- Leader: Jean Drapeau
- Founded: 1960
- Dissolved: 1994
- Ideology: Quebecer federalism Conservatism Populism
- Political position: Centre-right
- Colours: Green

= Civic Party of Montreal =

Defunct municipal political party in Montreal, Quebec

The Civic Party of Montreal (Parti Civique de Montréal) was a municipal political party in Montreal, Quebec, Canada. It existed from 1960 to 1994. Throughout its history, the Civic Party was dominated by the personality of its leader Jean Drapeau.

==Origins==

It was established in September 1960 when 17 out of the 33 Civic Action League (Ligue d'Action Civique or LAC) Councillors, led by Jean Drapeau, crossed the floor to create a new party.

==Achievements==

The Civic Party won two thirds of the City Council's seats as well as the office of Mayor in 1960 and remained in power until 1986. It is credited with:

- the abolition of council seats reserved for home owners;
- the construction of the Montreal Metro system and the Place des Arts concert hall and
- the advent of Expo 67 and the 1976 Summer Olympics.

It also helped bringing Major League Baseball to Montreal with the creation of the Montreal Expos.

During the 1970s, Montreal was a virtual one-party state, with the Civic Party facing only token opposition in City Hall.

==Decline==

In the 1980s, the party steadily lost support to the Montreal Citizens' Movement (RCM).
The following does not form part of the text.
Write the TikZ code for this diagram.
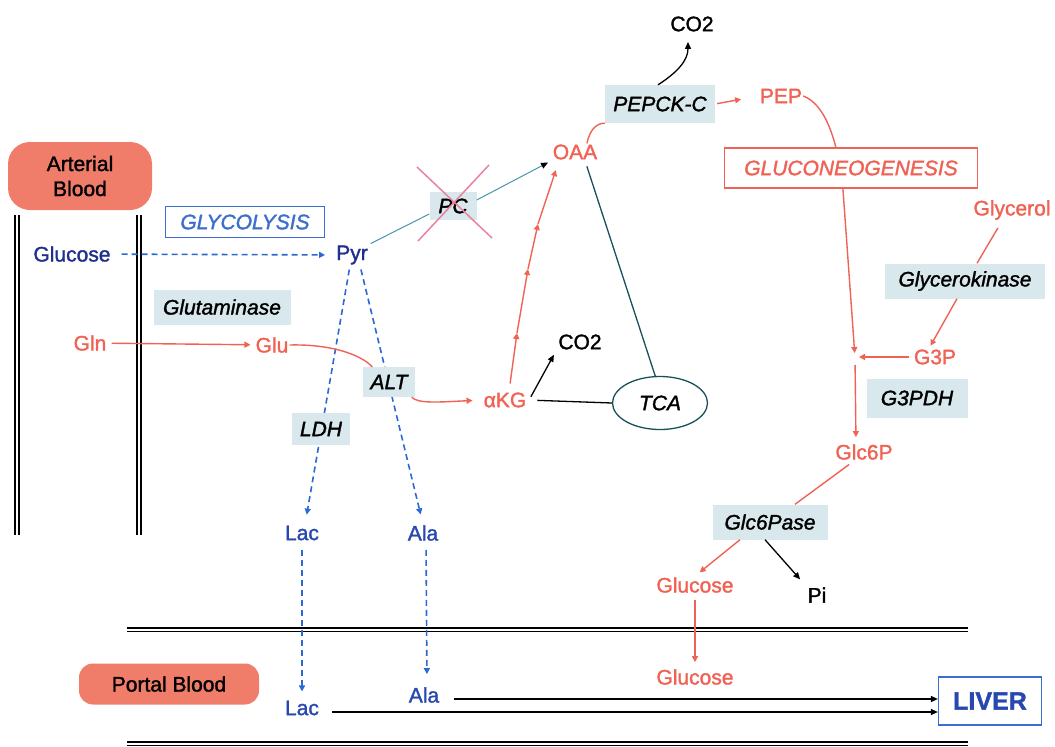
\documentclass[tikz,border=0pt]{standalone}
\usepackage{fontspec}
\setmainfont{Liberation Sans}[FakeBold=1.5]
\usetikzlibrary{arrows.meta,positioning,shapes.geometric}
\definecolor{metred}{RGB}{240,98,84}
\definecolor{metblue}{RGB}{32,48,140}
\definecolor{lacblue}{RGB}{40,72,175}
\definecolor{dashblue}{RGB}{45,105,210}
\definecolor{enzgray}{RGB}{216,232,236}
\definecolor{bloodsalmon}{RGB}{240,124,106}
\definecolor{pcteal}{RGB}{70,150,170}
\definecolor{tcateal}{RGB}{25,80,90}
\definecolor{crosspink}{RGB}{232,130,160}
\definecolor{boxblue}{RGB}{60,110,205}
\newcommand{\figfont}{\fontsize{21}{25}\selectfont}

\begin{document}
\begin{tikzpicture}[x=1pt,y=-1pt,
  font=\figfont,
  redmet/.style={text=metred,inner sep=1pt},
  bluemet/.style={text=metblue,inner sep=1pt},
  lacmet/.style={text=lacblue,inner sep=1pt},
  enz/.style={fill=enzgray,font=\figfont\itshape,inner xsep=8pt,minimum height=33pt},
  blood/.style={fill=bloodsalmon,align=center},
  pathbox/.style={draw,line width=1.2pt,fill=white,font=\figfont\itshape,inner xsep=10pt,minimum height=31pt},
  rarr/.style={-{Triangle[length=6pt,width=6pt]},draw=metred,line width=1.4pt},
  rline/.style={draw=metred,line width=1.4pt},
  barr/.style={-{Triangle[length=6pt,width=6pt]},draw=dashblue,line width=1.6pt,dash pattern=on 6pt off 4pt},
  karr/.style={-{Triangle[length=7pt,width=6pt]},line width=1.3pt},
  wall/.style={double,double distance=2pt,line width=2pt}
]
\useasboundingbox (0,0) rectangle (1055,747);

% vessel walls
\draw[wall] (16.5,215) -- (16.5,535);
\draw[wall] (139,215) -- (139,535);
\draw[wall,line width=1.8pt] (127,629.5) -- (968,629.5);
\draw[wall,line width=1.8pt] (127,743.5) -- (968,743.5);

% blood compartments
\node[blood,minimum width=144pt,minimum height=68pt,rounded corners=22pt] (artblood) at (80,176) {Arterial\\Blood};
\node[blood,minimum width=180pt,minimum height=41pt,rounded corners=14pt] (portal) at (169,684) {Portal Blood};
\node[pathbox,draw=boxblue,text=boxblue,minimum width=159pt] (glyco) at (245,222) {GLYCOLYSIS};

% metabolites
\node[bluemet] (glcin) at (72,254) {Glucose};
\node[bluemet] (pyr) at (352,255) {Pyr};
\node[redmet] (gln) at (90,343) {Gln};
\node[redmet] (glu) at (272,345) {Glu};
\node[redmet] (akg) at (505,400) {αKG};
\node (co2a) at (580,342) {CO2};
\node[redmet] (oaa) at (575,152) {OAA};
\node (co2b) at (692,24) {CO2};
\node[redmet] (pep) at (781,96) {PEP};
\node[redmet] (glycerol) at (1012,210) {Glycerol};
\node[redmet] (g3p) at (935,357) {G3P};
\node[redmet] (glc6p) at (864,452) {Glc6P};
\node[redmet] (glcout) at (695,585) {Glucose};
\node (pi) at (817,595) {Pi};
\node[redmet] (glcpb) at (695,677) {Glucose};
\node[lacmet] (lac) at (302,533) {Lac};
\node[lacmet] (ala) at (423,533) {Ala};
\node[lacmet] (lacpb) at (302,708) {Lac};
\node[lacmet] (alapb) at (424,695) {Ala};
\node[draw=boxblue,line width=1.2pt,text=lacblue,font=\fontsize{25}{30}\selectfont\bfseries,minimum width=103pt,minimum height=48pt] (liver) at (990,701) {LIVER};
\node[ellipse,draw=tcateal,line width=1.3pt,minimum width=95pt,minimum height=53pt,font=\figfont\itshape] (tca) at (660,403) {TCA};
\coordinate (gjoin) at (855,357);
\coordinate (ch1) at (517,333);
\coordinate (ch2) at (528,269);
\coordinate (ch3) at (538,224);

% glycolysis side (dashed)
\draw[barr,shorten <=10pt,shorten >=10pt] (glcin) -- (pyr);
\draw[barr,shorten <=4pt,shorten >=10pt] ([xshift=-2pt]pyr.south) -- ([xshift=3pt]lac.north);
\draw[barr,shorten <=4pt,shorten >=10pt] ([xshift=8pt]pyr.south) -- (ala.north);
\draw[barr,shorten <=8pt,shorten >=8pt] (lac.south) -- (lacpb.north);
\draw[barr,shorten <=8pt,shorten >=12pt] ([xshift=3pt]ala.south) -- ([xshift=3pt]alapb.north);

% PEP curve behind the box
\draw[rarr,shorten >=4pt] (pep.east) .. controls (825,104) and (838,140) .. (843,190) -- (gjoin);
\node[pathbox,draw=metred,text=metred,minimum width=253pt,minimum height=40pt] (gng) at (851,168) {GLUCONEOGENESIS};

% enzymes
\node[enz,minimum width=137pt,minimum height=35pt] (glnase) at (222,307) {Glutaminase};
\node[enz,minimum height=30pt] (alt) at (389,382) {ALT};
\node[enz,minimum height=32pt] (ldh) at (321,429) {LDH};
\node[enz,minimum height=28pt,minimum width=47pt] (pc) at (453,206) {PC};
\node[enz,minimum width=110pt,minimum height=38pt] (pepck) at (660,104) {PEPCK-C};
\node[enz,minimum width=160pt,minimum height=35pt] (gk) at (965,281) {Glycerokinase};
\node[enz,minimum width=101pt,minimum height=39pt] (g3pdh) at (917,398) {G3PDH};
\node[enz,minimum width=115pt,minimum height=35pt] (g6pase) at (770,522) {Glc6Pase};

% glutamine route
\draw[rarr,shorten <=4pt,shorten >=4pt] (gln) -- (glu);
\draw[rline] (glu.east) .. controls (330,344) and (360,354) .. ([xshift=10pt]alt.north west);
\draw[rarr,shorten >=10pt] ([xshift=-4pt]alt.south east) .. controls (418,404) and (440,402) .. (akg.west);
\draw[rarr,shorten <=8pt] ([xshift=4pt]akg.north) -- (ch1);
\draw[rarr] (ch1) -- (ch2);
\draw[rarr] (ch2) -- (ch3);
\draw[rarr,shorten >=10pt] (ch3) -- ([xshift=-16pt]oaa.south);
\draw[karr,shorten <=3pt,shorten >=2pt] ([xshift=2pt,yshift=-8pt]akg.north east) -- (co2a.south west);
\draw[line width=1.3pt,shorten <=10pt] (akg.east) -- (tca.west);
\draw[tcateal,line width=1.3pt,shorten <=6pt] ([xshift=10pt]oaa.south) -- (tca.100);

% pyruvate carboxylase (blocked)
\draw[pcteal,line width=1pt,shorten <=2pt] (pyr.north east) -- ([yshift=-8pt]pc.west);
\draw[pcteal,line width=1pt,-{Triangle[color=black,length=7pt,width=6pt]},shorten >=4pt] ([yshift=6pt]pc.east) -- (oaa.south west);
\draw[crosspink,line width=1.5pt] ([shift={(-36pt,39pt)}]pc.center) -- ([shift={(39pt,-32pt)}]pc.center);
\draw[crosspink,line width=1.5pt] ([shift={(36pt,41pt)}]pc.center) -- ([shift={(-35pt,-35pt)}]pc.center);

% gluconeogenesis
\draw[rline] ([xshift=12pt]oaa.north) .. controls (590,128) and (598,123) .. (pepck.south west);
\draw[karr,shorten >=7pt] ([xshift=-2pt]pepck.north) .. controls (678,72) and (688,60) .. ([xshift=-4pt]co2b.south);
\draw[rarr,shorten <=2pt,shorten >=18pt] (pepck.east) -- (pep.west);
\draw[rline,shorten <=8pt] ([xshift=-10pt]glycerol.south) -- ([xshift=12pt]gk.north);
\draw[rarr,shorten >=3pt] ([xshift=-8pt]gk.south) -- ([xshift=-6pt]g3p.north);
\draw[rarr,shorten <=4pt,shorten >=4pt] (g3p.west) -- (gjoin);
\draw[rarr,shorten <=8pt,shorten >=6pt] (gjoin) -- ([xshift=-8pt]glc6p.north);
\draw[rline,shorten <=6pt] ([xshift=-10pt]glc6p.south) -- ([xshift=25pt]g6pase.north);
\draw[rarr,shorten >=6pt] ([xshift=-30pt]g6pase.south) -- (glcout.north);
\draw[karr,shorten >=6pt] ([xshift=-5pt]g6pase.south) -- (pi.north west);
\draw[rarr,shorten <=6pt,shorten >=6pt] (glcout.south) -- (glcpb.north);

% export to the liver
\draw[karr] ([yshift=-4pt,xshift=12pt]lacpb.east) -- ([yshift=-11pt]liver.west);
\draw[karr] ([yshift=-4pt,xshift=14pt]alapb.east) -- ([yshift=2pt]liver.west);
\end{tikzpicture}
\end{document}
In 1982, RCM leader Jean Doré gave Drapeau his closest competition in decades.

Drapeau's retirement in 1986 proved ominous for the party. It was increasingly seen as tired and complacent, and Drapeau had no clear successor. The 1986 municipal elections saw the Civic Party swept from power in a massive RCM landslide. Drapeau's replacement as leader, Claude Dupras, was heavily defeated in the mayoral race by Doré. The Civic Party also lost all but one of its seats on council, that of Germain Prégent.

Having spent all but a few months of its existence before 1986 as the governing party, the Civic Party was ill-prepared for opposition. Unable to get the better of the RCM, the party sank into paralysis. It was soon torn between a reformist faction led by Dupras and a traditionalist faction. Although Prégent had previously blamed Drapeau for the severe beating the party took in 1986, he identified with the traditionalist faction, and left the party to sit as an Independent by 1988 when Dupras tightened his hold on the party.
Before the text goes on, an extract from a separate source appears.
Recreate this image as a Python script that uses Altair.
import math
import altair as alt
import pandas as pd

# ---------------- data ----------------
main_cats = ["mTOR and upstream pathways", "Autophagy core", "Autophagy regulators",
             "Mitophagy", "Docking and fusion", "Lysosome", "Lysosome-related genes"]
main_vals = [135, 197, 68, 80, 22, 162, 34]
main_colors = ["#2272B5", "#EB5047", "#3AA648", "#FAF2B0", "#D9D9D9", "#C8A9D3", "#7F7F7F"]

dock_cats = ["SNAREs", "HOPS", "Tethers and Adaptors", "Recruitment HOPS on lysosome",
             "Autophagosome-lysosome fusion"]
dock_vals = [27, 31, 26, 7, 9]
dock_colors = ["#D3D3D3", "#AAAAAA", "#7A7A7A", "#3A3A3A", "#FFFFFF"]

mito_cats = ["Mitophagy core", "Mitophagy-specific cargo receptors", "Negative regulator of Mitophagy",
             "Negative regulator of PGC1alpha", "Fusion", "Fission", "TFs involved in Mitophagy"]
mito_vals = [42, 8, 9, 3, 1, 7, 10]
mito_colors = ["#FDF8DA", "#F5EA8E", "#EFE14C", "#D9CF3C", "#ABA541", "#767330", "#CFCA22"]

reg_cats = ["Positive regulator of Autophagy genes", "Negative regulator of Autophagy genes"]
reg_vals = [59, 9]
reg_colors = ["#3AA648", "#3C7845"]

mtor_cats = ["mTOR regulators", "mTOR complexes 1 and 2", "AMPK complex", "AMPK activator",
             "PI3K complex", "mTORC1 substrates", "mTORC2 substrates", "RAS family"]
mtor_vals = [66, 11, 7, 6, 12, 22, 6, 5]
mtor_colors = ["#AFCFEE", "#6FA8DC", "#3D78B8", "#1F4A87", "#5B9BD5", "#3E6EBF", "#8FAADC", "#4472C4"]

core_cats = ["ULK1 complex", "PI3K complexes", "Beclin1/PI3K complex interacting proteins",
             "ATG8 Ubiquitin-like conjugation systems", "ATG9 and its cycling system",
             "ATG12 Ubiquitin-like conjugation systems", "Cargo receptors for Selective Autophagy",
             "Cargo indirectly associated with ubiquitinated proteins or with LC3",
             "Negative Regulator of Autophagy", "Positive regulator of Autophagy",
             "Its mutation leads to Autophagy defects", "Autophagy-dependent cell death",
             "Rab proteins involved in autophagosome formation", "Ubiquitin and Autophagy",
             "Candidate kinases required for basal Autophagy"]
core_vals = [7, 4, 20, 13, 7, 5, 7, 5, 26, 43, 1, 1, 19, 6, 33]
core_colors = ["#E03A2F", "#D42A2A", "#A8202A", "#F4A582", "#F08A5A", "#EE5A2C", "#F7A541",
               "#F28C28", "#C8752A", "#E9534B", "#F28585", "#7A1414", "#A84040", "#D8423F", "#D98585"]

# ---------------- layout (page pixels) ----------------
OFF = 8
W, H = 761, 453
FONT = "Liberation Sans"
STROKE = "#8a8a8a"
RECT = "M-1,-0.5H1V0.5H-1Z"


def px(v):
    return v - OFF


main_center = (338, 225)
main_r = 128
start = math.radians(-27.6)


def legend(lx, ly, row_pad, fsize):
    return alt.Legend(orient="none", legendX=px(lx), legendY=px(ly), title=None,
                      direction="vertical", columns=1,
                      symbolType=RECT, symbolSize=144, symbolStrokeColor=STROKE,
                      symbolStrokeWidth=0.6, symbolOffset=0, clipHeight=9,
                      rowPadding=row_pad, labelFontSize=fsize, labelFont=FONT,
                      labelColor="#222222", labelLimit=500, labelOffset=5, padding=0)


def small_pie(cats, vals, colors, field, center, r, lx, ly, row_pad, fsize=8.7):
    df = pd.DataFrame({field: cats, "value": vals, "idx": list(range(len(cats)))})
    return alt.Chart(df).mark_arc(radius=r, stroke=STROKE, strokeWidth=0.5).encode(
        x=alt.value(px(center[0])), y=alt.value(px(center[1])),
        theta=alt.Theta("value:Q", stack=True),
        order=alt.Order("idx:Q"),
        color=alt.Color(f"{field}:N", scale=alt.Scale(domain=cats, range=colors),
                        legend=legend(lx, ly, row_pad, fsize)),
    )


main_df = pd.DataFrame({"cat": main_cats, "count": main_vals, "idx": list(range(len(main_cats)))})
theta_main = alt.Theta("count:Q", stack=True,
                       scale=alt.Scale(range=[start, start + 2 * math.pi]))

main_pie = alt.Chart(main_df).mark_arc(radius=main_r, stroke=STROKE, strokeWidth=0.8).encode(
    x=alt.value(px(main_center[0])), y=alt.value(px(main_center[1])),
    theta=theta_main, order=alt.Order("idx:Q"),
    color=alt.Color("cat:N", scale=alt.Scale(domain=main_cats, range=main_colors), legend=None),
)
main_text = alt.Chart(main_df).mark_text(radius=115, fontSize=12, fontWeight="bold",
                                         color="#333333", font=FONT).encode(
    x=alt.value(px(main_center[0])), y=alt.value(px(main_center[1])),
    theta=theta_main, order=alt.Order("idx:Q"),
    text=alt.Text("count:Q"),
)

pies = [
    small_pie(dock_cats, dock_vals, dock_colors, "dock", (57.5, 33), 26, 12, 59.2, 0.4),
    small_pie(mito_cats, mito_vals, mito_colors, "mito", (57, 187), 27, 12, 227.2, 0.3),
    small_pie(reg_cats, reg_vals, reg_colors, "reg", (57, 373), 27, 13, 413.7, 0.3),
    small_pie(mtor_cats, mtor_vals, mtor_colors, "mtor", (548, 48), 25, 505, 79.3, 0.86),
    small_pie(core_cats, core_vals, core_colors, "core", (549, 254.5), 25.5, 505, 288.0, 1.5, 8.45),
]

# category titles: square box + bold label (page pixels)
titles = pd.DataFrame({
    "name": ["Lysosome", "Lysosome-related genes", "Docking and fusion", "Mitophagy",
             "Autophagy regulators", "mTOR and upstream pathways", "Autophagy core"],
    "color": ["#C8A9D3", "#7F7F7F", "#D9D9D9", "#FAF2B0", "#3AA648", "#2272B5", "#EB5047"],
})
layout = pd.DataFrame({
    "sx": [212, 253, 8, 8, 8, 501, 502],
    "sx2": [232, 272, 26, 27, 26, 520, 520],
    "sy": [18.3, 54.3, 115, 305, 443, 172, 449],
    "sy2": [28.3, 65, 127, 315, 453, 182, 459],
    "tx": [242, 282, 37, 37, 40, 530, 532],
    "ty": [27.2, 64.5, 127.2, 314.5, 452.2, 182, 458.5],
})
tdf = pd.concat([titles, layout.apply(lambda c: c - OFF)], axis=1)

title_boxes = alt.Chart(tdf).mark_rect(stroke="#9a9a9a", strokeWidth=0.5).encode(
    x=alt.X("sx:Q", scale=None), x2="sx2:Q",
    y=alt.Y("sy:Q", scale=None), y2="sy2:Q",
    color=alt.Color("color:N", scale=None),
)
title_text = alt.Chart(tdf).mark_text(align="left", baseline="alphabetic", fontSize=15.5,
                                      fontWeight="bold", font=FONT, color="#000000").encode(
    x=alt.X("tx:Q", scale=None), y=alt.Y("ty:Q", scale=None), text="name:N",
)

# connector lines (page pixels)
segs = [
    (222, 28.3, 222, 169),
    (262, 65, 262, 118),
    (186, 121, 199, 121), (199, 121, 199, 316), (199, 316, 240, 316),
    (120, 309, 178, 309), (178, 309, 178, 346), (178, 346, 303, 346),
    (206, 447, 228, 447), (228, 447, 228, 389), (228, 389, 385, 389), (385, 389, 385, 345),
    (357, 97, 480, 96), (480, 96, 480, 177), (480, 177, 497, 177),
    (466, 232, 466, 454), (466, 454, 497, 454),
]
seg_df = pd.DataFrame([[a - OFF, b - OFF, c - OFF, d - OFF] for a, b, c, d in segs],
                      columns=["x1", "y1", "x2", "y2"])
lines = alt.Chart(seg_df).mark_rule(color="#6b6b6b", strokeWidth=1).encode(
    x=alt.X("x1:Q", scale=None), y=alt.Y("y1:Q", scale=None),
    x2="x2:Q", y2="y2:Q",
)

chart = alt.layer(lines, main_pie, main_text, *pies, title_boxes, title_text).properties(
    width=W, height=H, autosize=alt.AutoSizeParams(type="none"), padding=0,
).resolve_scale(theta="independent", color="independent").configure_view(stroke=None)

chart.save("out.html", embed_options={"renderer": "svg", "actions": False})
The party managed to win a by-election in 1989, which it held at the 1990 municipal election. However, its candidate for mayor, Nicole Gagnon-Larocque, only won 21 percent of the vote. It won another by-election in 1992. It regained the status of Official Opposition by merging with the Parti Municipal (Municipal Party) in July 1992. However, in 1993, it lost further ground when Jérôme Choquette left the party to form the Parti des Montréalais. Choquette had been defeated by Clément Bluteau for the party leadership.
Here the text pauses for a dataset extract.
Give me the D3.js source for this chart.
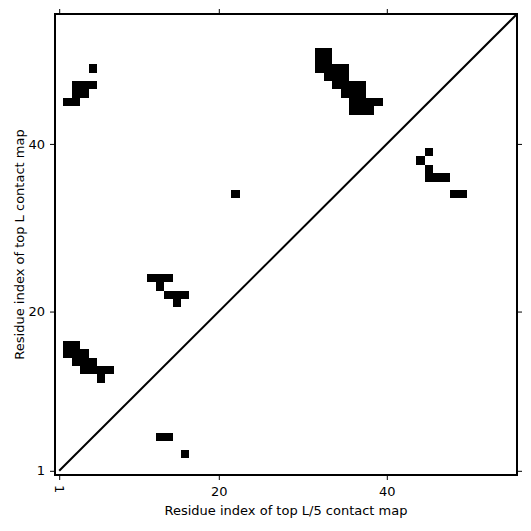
<!DOCTYPE html>
<html>
<head>
<meta charset="utf-8">
<script src="https://cdn.jsdelivr.net/npm/d3@7"></script>
<style>
  body { margin: 0; background: #fff; }
  text { font-family: "DejaVu Sans", sans-serif; fill: #000; }
</style>
</head>
<body>
<svg id="chart" width="531" height="531"></svg>
<script>
// sequence length and axis ticks
var L = 55
var tickValues = [1, 20, 40]

// contact cells: residue i (x) and residue j (y)
var residueI = [
  5, 3, 4, 5, 3, 4, 2, 3,
  32, 33, 32, 33, 32, 33, 34, 35, 33, 34, 35, 34, 35, 36, 37, 35, 36, 37, 36, 37, 38, 39, 36, 37, 38,
  45, 44, 45, 45, 46, 47, 48, 49,
  22,
  12, 13, 14, 13, 14, 15, 16, 15,
  2, 3, 2, 3, 4, 3, 4, 5, 4, 5, 6, 7, 6,
  13, 14, 16
]
var residueJ = [
  49, 47, 47, 47, 46, 46, 45, 45,
  51, 51, 50, 50, 49, 49, 49, 49, 48, 48, 48, 47, 47, 47, 47, 46, 46, 46, 45, 45, 45, 45, 44, 44, 44,
  39, 38, 37, 36, 36, 36, 34, 34,
  34,
  24, 24, 24, 23, 22, 22, 22, 21,
  16, 16, 15, 15, 15, 14, 14, 14, 13, 13, 13, 13, 12,
  5, 5, 3
]

var contacts = residueI.map((d, k) => ({i: d, j: residueJ[k]}))

var margin = {left: 55, top: 14, right: 14, bottom: 56}
var width = 531 - margin.left - margin.right
var height = 531 - margin.top - margin.bottom

var svg = d3.select('#chart')
var g = svg.append('g').attr('transform', `translate(${margin.left},${margin.top})`)

var x = d3.scaleLinear().domain([0.5, L + 0.5]).range([0, width])
var y = d3.scaleLinear().domain([0.5, L + 0.5]).range([height, 0])

g.selectAll('rect.cell')
  .data(contacts)
  .enter().append('rect')
  .attr('class', 'cell')
  .attr('x', d => x(d.i - 0.5))
  .attr('y', d => y(d.j + 0.5))
  .attr('width', d => x(d.i + 0.5) - x(d.i - 0.5))
  .attr('height', d => y(d.j - 0.5) - y(d.j + 0.5))
  .attr('fill', '#000')
  .attr('shape-rendering', 'crispEdges')

// diagonal
g.append('line')
  .attr('x1', x(1)).attr('y1', y(1))
  .attr('x2', x(L + 0.5)).attr('y2', y(L + 0.5))
  .attr('stroke', '#000')
  .attr('stroke-width', 2)

function styleAxis(sel){
  sel.select('.domain').remove()
  sel.selectAll('.tick line').attr('stroke', '#000').attr('stroke-width', 1)
  sel.selectAll('.tick text').style('font-size', '13px').style('font-family', '"DejaVu Sans", sans-serif')
}

var xAxis = g.append('g')
  .attr('transform', `translate(0,${height})`)
  .call(d3.axisBottom(x).tickValues(tickValues).tickSize(5).tickPadding(7))
  .call(styleAxis)

// first tick label is drawn rotated
xAxis.selectAll('.tick text')
  .filter(d => d === 1)
  .attr('transform', 'rotate(90)')
  .attr('text-anchor', 'start')
  .attr('dy', '0.35em')
  .attr('x', 10)
  .attr('y', 0)

g.append('g')
  .call(d3.axisTop(x).tickValues(tickValues).tickSize(5).tickFormat(''))
  .call(styleAxis)

g.append('g')
  .call(d3.axisLeft(y).tickValues(tickValues).tickSize(5).tickPadding(5))
  .call(styleAxis)

g.append('g')
  .attr('transform', `translate(${width},0)`)
  .call(d3.axisRight(y).tickValues(tickValues).tickSize(5).tickFormat(''))
  .call(styleAxis)

// frame
g.append('rect')
  .attr('width', width).attr('height', height)
  .attr('fill', 'none')
  .attr('stroke', '#000')
  .attr('stroke-width', 2)

g.append('text')
  .attr('x', width / 2).attr('y', height + 40)
  .attr('text-anchor', 'middle')
  .style('font-size', '13px')
  .text('Residue index of top L/5 contact map')

g.append('text')
  .attr('transform', `translate(${-31},${height / 2}) rotate(-90)`)
  .attr('text-anchor', 'middle')
  .style('font-size', '13px')
  .text('Residue index of top L contact map')
</script>
</body>
</html>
Shortly afterward, the once-mighty party collapsed with dramatic speed. Bluteau resigned as party leader after less than a year. The party rapidly collapsed, and in 1994 its remains merged into Choquette's Parti des Montréalais, Choquette ran for Mayor in 1994 and finished third with 13% of the vote. Only two of his candidates were elected to City Hall.

==Mayoral candidates==

|  | Election | Mayoral candidate | Popular vote | Number of councillors |
|  | 1960 | Jean Drapeau | 53% | 44/66 |
|  | 1962 | Jean Drapeau | 88% | 39/45 |
|  | 1966 | Jean Drapeau | 94% | 45/48 |
|  | 1970 | Jean Drapeau | 92% | 52/52 |
|  | 1974 | Jean Drapeau | 55% | 37/55 |
|  | 1978 | Jean Drapeau | 61% | 52/54 |
|  | 1982 | Jean Drapeau | 48% | 39/57 |
|  | 1986 | Claude Dupras | 29% | 1/58 |
|  | 1990 | Nicole Gagnon-Larocque | 21% | 1/50 |

Victories are indicated with bold fonts.